Well isn't this a blast from the past? Intel just issued a new Product Change Notification (PCN) document in which it has informed customers that it is reviving the Pentium G3420 processor, and is now taking new orders for the chip. This announcement left us scratching our heads, as we initially couldn't think of any reason why Intel would want to bring a chip that was first introduced in Q3 2013 and discontinued two years later back from the dead.
In the PCN, Intel states the following:
Reason for Revision: Cancelling this Product Discontinuance completely per new roadmap decision and enabling the product long term once again... This revision supersedes the prior EOL notice and is intended to inform customers that they do not need to do anything more on their end for last orders and should plan on this product being available as usual.
And then it hit us like a ton of bricks. Intel is facing extreme pressure due to its ongoing 14nm chip shortages and is pulling out all of the stops to get a steady supply of product to customers. The company has offloaded production of less lucrative products to third-party fabs, and has increased capital investment into boosting 14nm production.
The Pentium G3420 (currently selling for around $55 on Amazon) is a 22nm Haswell part, and Intel would likely have no trouble producing them in sufficient quantity to satisfy demand.
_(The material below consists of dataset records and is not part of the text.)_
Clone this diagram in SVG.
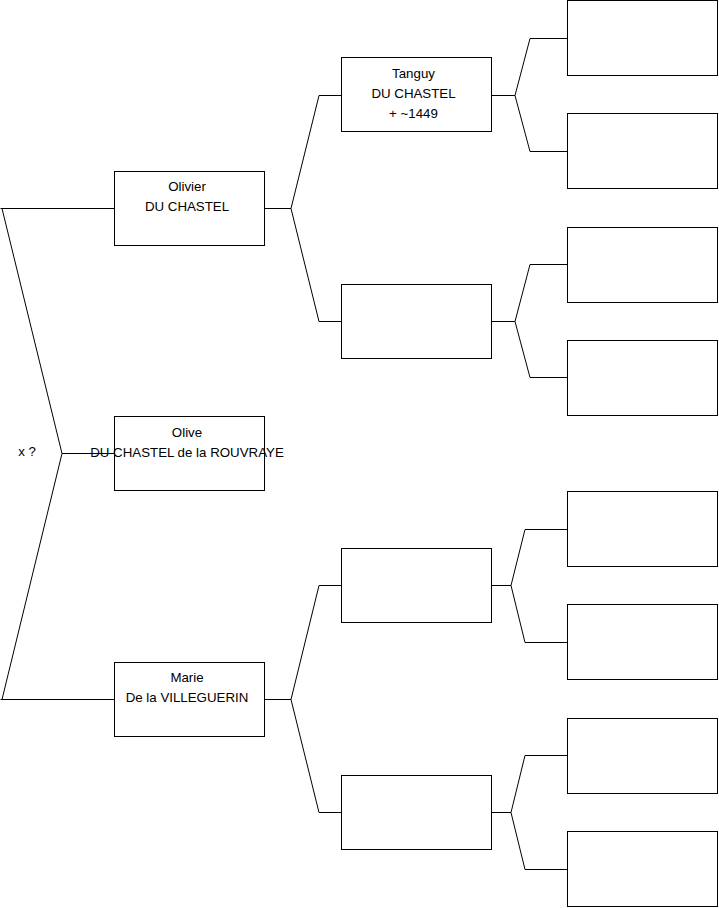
<svg xmlns="http://www.w3.org/2000/svg" width="719" height="908" viewBox="0 0 719 908">
<style>
.box{fill:#fff;stroke:#000;stroke-width:1}
.ln{fill:none;stroke:#000;stroke-width:1}
text{font-family:"Liberation Sans",Arial,sans-serif;font-size:13.3px;fill:#000;text-anchor:middle}
</style>
<rect width="719" height="908" fill="#fff"/>
<g id="connectors">
<path class="ln" d="M0.5,208.5 H114 M2,208.5 L62,453.5 L2,699.5 M0.5,699.5 H114 M62,453.5 H114"/>
<path class="ln" d="M265,208.5 H291 L319,95.5 H341 M291,208.5 L319,321.5 H341"/>
<path class="ln" d="M265,699.5 H291 L319,585.5 H341 M291,699.5 L319,812.5 H341"/>
<path class="ln" d="M492,95.5 H515 L530,38.5 H567 M515,95.5 L530,151.5 H567"/>
<path class="ln" d="M492,321.5 H515 L530,264.5 H567 M515,321.5 L530,377.5 H567"/>
<path class="ln" d="M492,585.5 H511 L525,529.5 H567 M511,585.5 L525,642.5 H567"/>
<path class="ln" d="M492,812.5 H511 L525,755.5 H567 M511,812.5 L525,869.5 H567"/>
</g>
<text id="x-label" x="27" y="456">x ?</text>
<g id="olivier"><rect class="box" x="114.5" y="171.5" width="150" height="74"/><text x="187" y="191">Olivier</text><text x="187" y="211">DU CHASTEL</text></g>
<g id="olive"><rect class="box" x="114.5" y="416.5" width="150" height="74"/><text x="187" y="437">Olive</text><text x="187" y="457">DU CHASTEL de la ROUVRAYE</text></g>
<g id="marie"><rect class="box" x="114.5" y="662.5" width="150" height="74"/><text x="187" y="682">Marie</text><text x="187" y="702">De la VILLEGUERIN</text></g>
<g id="tanguy"><rect class="box" x="341.5" y="57.5" width="150" height="74"/><text x="413.5" y="78">Tanguy</text><text x="413.5" y="98">DU CHASTEL</text><text x="413.5" y="118">+ ~1449</text></g>
<g id="p2b"><rect class="box" x="341.5" y="284.5" width="150" height="74"/></g>
<g id="p2c"><rect class="box" x="341.5" y="548.5" width="150" height="74"/></g>
<g id="p2d"><rect class="box" x="341.5" y="775.5" width="150" height="74"/></g>
<g id="p3a"><rect class="box" x="567.5" y="0.5" width="150" height="75"/></g>
<g id="p3b"><rect class="box" x="567.5" y="113.5" width="150" height="75"/></g>
<g id="p3c"><rect class="box" x="567.5" y="227.5" width="150" height="75"/></g>
<g id="p3d"><rect class="box" x="567.5" y="340.5" width="150" height="75"/></g>
<g id="p3e"><rect class="box" x="567.5" y="491.5" width="150" height="75"/></g>
<g id="p3f"><rect class="box" x="567.5" y="604.5" width="150" height="75"/></g>
<g id="p3g"><rect class="box" x="567.5" y="718.5" width="150" height="75"/></g>
<g id="p3h"><rect class="box" x="567.5" y="831.5" width="150" height="75"/></g>
</svg>
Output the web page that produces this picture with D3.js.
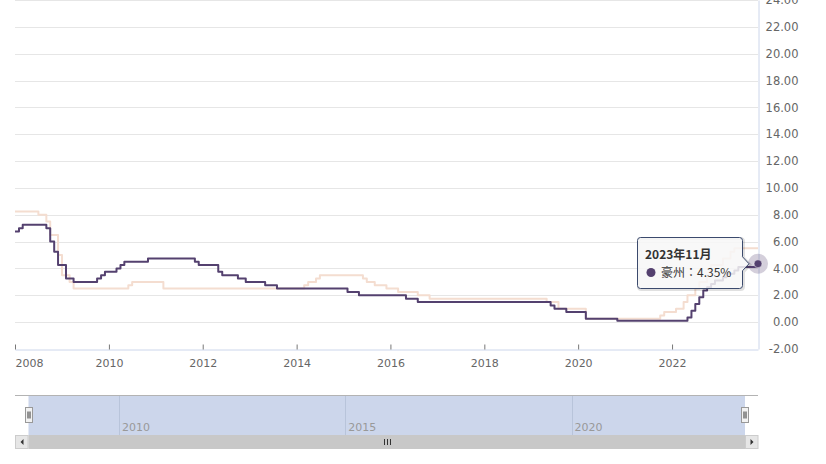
<!DOCTYPE html>
<html><head><meta charset="utf-8">
<script src="https://cdn.jsdelivr.net/npm/d3@7"></script>
<style>body{margin:0;background:#fff}svg{display:block}</style>
</head><body><svg id="c" width="826" height="464"></svg>
<script>
// Australia (豪州) policy rate – month of change and new rate
const ausMonths = ["2008-01","2008-02","2008-03","2008-09","2008-10","2008-11","2008-12","2009-02","2009-04","2009-10","2009-11","2009-12","2010-03","2010-04","2010-05","2010-11","2011-11","2011-12","2012-05","2012-06","2012-10","2012-12","2013-05","2013-08","2015-02","2015-05","2016-05","2016-08","2019-06","2019-07","2019-10","2020-03","2020-11","2022-05","2022-06","2022-07","2022-08","2022-09","2022-10","2022-11","2022-12","2023-02","2023-03","2023-05","2023-06","2023-11"];
const ausRates  = [6.75,7.00,7.25,7.00,6.00,5.25,4.25,3.25,3.00,3.25,3.50,3.75,4.00,4.25,4.50,4.75,4.50,4.25,3.75,3.50,3.25,3.00,2.75,2.50,2.25,2.00,1.75,1.50,1.25,1.00,0.75,0.25,0.10,0.35,0.85,1.35,1.85,2.35,2.60,2.85,3.10,3.35,3.60,3.85,4.10,4.35];
// second (faded) series – month of change and new rate
const nzMonths = ["2008-01","2008-07","2008-09","2008-10","2008-12","2009-01","2009-03","2009-04","2010-06","2010-07","2011-03","2014-03","2014-04","2014-06","2014-07","2015-06","2015-07","2015-09","2015-12","2016-03","2016-08","2016-11","2019-05","2019-08","2020-03","2021-10","2021-11","2022-02","2022-04","2022-05","2022-07","2022-08","2022-10","2022-11","2023-02","2023-04","2023-05","2023-11"];
const nzRates  = [8.25,8.00,7.50,6.50,5.00,3.50,3.00,2.50,2.75,3.00,2.50,2.75,3.00,3.25,3.50,3.25,3.00,2.75,2.50,2.25,2.00,1.75,1.50,1.00,0.25,0.50,0.75,1.00,1.50,2.00,2.50,3.00,3.50,4.25,4.75,5.25,5.50,5.50];
const xTickYears = [2008,2010,2012,2014,2016,2018,2020,2022];
const navTickYears = [2010,2015,2020];
const yTicks = [-2,0,2,4,6,8,10,12,14,16,18,20,22,24];
const tooltipTitle = "2023年11月";
const seriesName = "豪州";
const startMonth = "2008-01", endMonth = "2023-11";

const parse = d3.timeParse("%Y-%m");
const aus = ausMonths.map((m,i)=>({date:parse(m), v:ausRates[i]}));
const nz = nzMonths.map((m,i)=>({date:parse(m), v:nzRates[i]}));

const svg = d3.select("#c");
const L=15, R=758, T=0, B=349;
const x = d3.scaleTime().domain([parse(startMonth), parse(endMonth)]).range([L,R]);
const y = d3.scaleLinear().domain([-2,24]).range([B,T]);
const font = "'DejaVu Sans', sans-serif";
const PURPLE = "#54416f";

// grid
svg.append("g").selectAll("line").data(yTicks.filter(d=>d>-2)).join("line")
  .attr("x1",L).attr("x2",R).attr("y1",d=>Math.round(y(d))+0.5).attr("y2",d=>Math.round(y(d))+0.5)
  .attr("stroke","#e6e6e6").attr("stroke-width",1);

// lines
const line = d3.line().x(d=>x(d.date)).y(d=>y(d.v)).curve(d3.curveStepAfter);
svg.append("path").datum(nz).attr("d",line).attr("fill","none")
  .attr("stroke","#f4ddd0").attr("stroke-width",2).attr("stroke-linejoin","round");
svg.append("path").datum(aus).attr("d",line).attr("fill","none")
  .attr("stroke",PURPLE).attr("stroke-width",2).attr("stroke-linejoin","round");

// x axis
const xAxis = d3.axisBottom(x).tickValues(xTickYears.map(yr=>new Date(yr,0,1)))
  .tickFormat(d3.timeFormat("%Y")).tickSizeInner(-5).tickSizeOuter(0).tickPadding(10);
const gx = svg.append("g").attr("transform",`translate(0,${B+0.5})`).call(xAxis);
gx.select(".domain").attr("stroke","#ccd6eb");
gx.selectAll(".tick line").attr("stroke","#777");
gx.selectAll(".tick text").attr("fill","#666").style("font-family",font).style("font-size","11px");
gx.selectAll(".tick text").filter((d,i)=>i===0).attr("text-anchor","start");

// y axis on right
const yAxis = d3.axisRight(y).tickValues(yTicks).tickFormat(d=>d.toFixed(2)).tickSize(0);
const gy = svg.append("g").attr("transform",`translate(${R+0.5},0)`).call(yAxis);
gy.select(".domain").attr("stroke","#ccd6eb");
gy.selectAll(".tick text").attr("x",40).attr("text-anchor","end").attr("fill","#666")
  .style("font-family",font).style("font-size","11.5px");

// navigator
const nx = d3.scaleTime().domain([parse(startMonth), parse(endMonth)]).range([28.5,745]);
const NT=395.5, NB=435;
svg.append("rect").attr("x",nx.range()[0]).attr("y",NT).attr("width",nx.range()[1]-nx.range()[0]).attr("height",NB-NT).attr("fill","#ccd6eb");
svg.append("g").selectAll("line").data(navTickYears).join("line")
  .attr("x1",d=>Math.round(nx(new Date(d,0,1)))+0.5).attr("x2",d=>Math.round(nx(new Date(d,0,1)))+0.5)
  .attr("y1",NT).attr("y2",NB).attr("stroke","#b8c4da");
svg.append("g").selectAll("text").data(navTickYears).join("text")
  .attr("x",d=>nx(new Date(d,0,1))+3).attr("y",431).text(d=>d)
  .attr("fill","#999").style("font-family",font).style("font-size","11px");
svg.append("line").attr("x1",L).attr("x2",R).attr("y1",NT).attr("y2",NT).attr("stroke","#b3b3b3");
// handles
[nx.range()[0], nx.range()[1]].forEach(hx=>{
  const g = svg.append("g").attr("transform",`translate(${Math.round(hx)-3.5},407.5)`);
  g.append("rect").attr("width",7).attr("height",15).attr("fill","#f2f2f2").attr("stroke","#999");
  g.append("line").attr("x1",2.5).attr("x2",2.5).attr("y1",4).attr("y2",11).attr("stroke","#333");
  g.append("line").attr("x1",4.5).attr("x2",4.5).attr("y1",4).attr("y2",11).attr("stroke","#333");
});
// scrollbar
const ST=435, SH=14;
svg.append("rect").attr("x",L).attr("y",ST).attr("width",R-L).attr("height",SH).attr("fill","#f2f2f2");
svg.append("rect").attr("x",nx.range()[0]).attr("y",ST).attr("width",nx.range()[1]-nx.range()[0]).attr("height",SH).attr("fill","#c8c8c8");
[[L, -1],[R-13, 1]].forEach(([bx,dir])=>{
  svg.append("rect").attr("x",bx+0.5).attr("y",ST+0.5).attr("width",12.5).attr("height",SH-1).attr("fill","#e6e6e6").attr("stroke","#ccc");
  const cx = bx+7, cy = ST+7;
  svg.append("path").attr("d", dir<0 ? `M${cx+1.5},${cy-3}L${cx+1.5},${cy+3}L${cx-1.5},${cy}Z` : `M${cx-1.5},${cy-3}L${cx-1.5},${cy+3}L${cx+1.5},${cy}Z`).attr("fill","#333");
});
const rc = Math.round((nx.range()[0]+nx.range()[1])/2);
[-3,0,3].forEach(o=>svg.append("line").attr("x1",rc+o+0.5).attr("x2",rc+o+0.5).attr("y1",ST+4).attr("y2",ST+10).attr("stroke","#333"));

// hover point
const last = aus[aus.length-1];
const px = x(last.date), py = y(last.v);
svg.append("circle").attr("cx",px).attr("cy",py).attr("r",10).attr("fill",PURPLE).attr("opacity",0.25);
svg.append("circle").attr("cx",px).attr("cy",py).attr("r",4).attr("fill",PURPLE).attr("stroke","#fff").attr("stroke-width",0.5);

// tooltip
const bx=637.5, by=237.5, bw=105, bh=51, r=3, tipX=749, tipY=py;
const tp = `M${bx+r},${by}H${bx+bw-r}Q${bx+bw},${by} ${bx+bw},${by+r}V${tipY-7}L${tipX},${tipY}L${bx+bw},${tipY+7}V${by+bh-r}Q${bx+bw},${by+bh} ${bx+bw-r},${by+bh}H${bx+r}Q${bx},${by+bh} ${bx},${by+bh-r}V${by+r}Q${bx},${by} ${bx+r},${by}Z`;
svg.append("path").attr("d",tp).attr("transform","translate(1,1)").attr("fill","none").attr("stroke","rgba(0,0,0,0.12)").attr("stroke-width",3);
svg.append("path").attr("d",tp).attr("fill","rgba(247,247,247,0.85)").attr("stroke","#3b4a6d").attr("stroke-width",1);
const tf = "'Noto Sans CJK JP','Noto Sans',sans-serif";
svg.append("text").attr("x",645).attr("y",258.5).text(tooltipTitle)
  .attr("fill","#333").style("font-family",tf).style("font-size","12px").style("font-weight","bold");
svg.append("circle").attr("cx",651).attr("cy",272.5).attr("r",4.5).attr("fill",PURPLE);
svg.append("text").attr("x",661).attr("y",277).text(`${seriesName}：${last.v.toFixed(2)}%`)
  .attr("fill","#333").style("font-family",tf).style("font-size","12px");
</script></body></html>
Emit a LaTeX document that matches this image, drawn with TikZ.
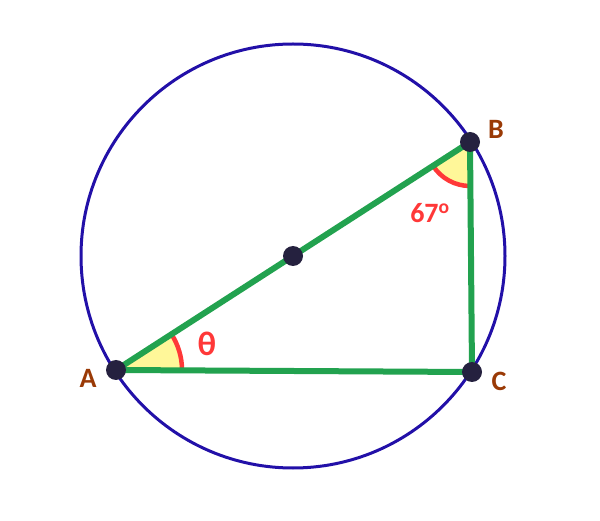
\documentclass[tikz,border=0pt]{standalone}
\usepackage{fontspec}
\setmainfont{Carlito}
\definecolor{circblue}{HTML}{2210A8}
\definecolor{lgreen}{HTML}{22A24F}
\definecolor{dotc}{HTML}{25213F}
\definecolor{angred}{HTML}{FF3838}
\definecolor{angyel}{HTML}{FFF799}
\definecolor{lblbrown}{HTML}{9A3A06}
\tikzset{
  side/.style={draw=lgreen,line width=6pt,line cap=round},
  vdot/.style={circle,fill=dotc,minimum size=20pt,inner sep=0pt},
  vlabel/.style={text=lblbrown,font=\fontsize{28}{32}\selectfont\bfseries},
  anglabel/.style={text=angred,font=\fontsize{28}{32}\selectfont\bfseries},
  anglearc/.style={draw=angred,line width=4.5pt},
}
\begin{document}
\begin{tikzpicture}[x=1pt,y=1pt]
\useasboundingbox (0,0) rectangle (600,520);
\coordinate (A) at (116,150);
\coordinate (B) at (470,378);
\coordinate (C) at (472,148);
\coordinate (O) at (293,264);
\draw[circblue,line width=3pt] (O) circle (212);
% angle at A
\fill[angyel] (A) -- ++(0:66) arc (0:32.8:66) -- cycle;
\draw[anglearc] (A) ++(0:66) arc (0:32.8:66);
% angle at B
\fill[angyel] (B) -- ++(212.8:44) arc (212.8:270:44) -- cycle;
\draw[anglearc] (B) ++(212.8:44) arc (212.8:270:44);
% sides
\draw[side] (A) -- (B);
\draw[side] (B) -- (C);
\draw[side] (C) -- (A);
% dots
\node[vdot] (nA) at (A) {};
\node[vdot] (nB) at (B) {};
\node[vdot] (nC) at (C) {};
\node[vdot] (nO) at (O) {};
% labels
\node[vlabel] (lA) at (88,142) {A};
\node[vlabel] (lB) at (496,391) {B};
\node[vlabel] (lC) at (499,139) {C};
\node[anglabel,font=\fontsize{34}{38}\selectfont\bfseries] (lt) at (207,176) {θ};
\node[anglabel] (l67) at (430,307) {67\textsuperscript{o}};
\end{tikzpicture}
\end{document}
For customers that don't need top-of-the-line 14nm chips, this just might be the ticket tide them over until Intel has a firm grasp on its chip shortages. According to the PCN [PDF], customers can order the Pentium G3420 through May 26th, 2020, with the last shipments commencing on December 20th, 2020.
Still, we can't imagine why anyone [other than OEMs] would actually want to purchase a 6-year-old Haswell processor, but desperate times call for extreme measures.
Back in late November, Intel apologized to customers for its processor shortages. "In addition to expanding Intel’s own manufacturing capability, we are increasing our use of foundries to enable Intel’s differentiated manufacturing to produce more Intel CPU products," wrote Michelle Johnston Holthaus, executive VP and GM of Sales, Marketing and Communications for Intel. "Supply remains extremely tight in our PC business where we are operating with limited inventory buffers. This makes us less able to absorb the impact of any production variability, which we have experienced in the quarter."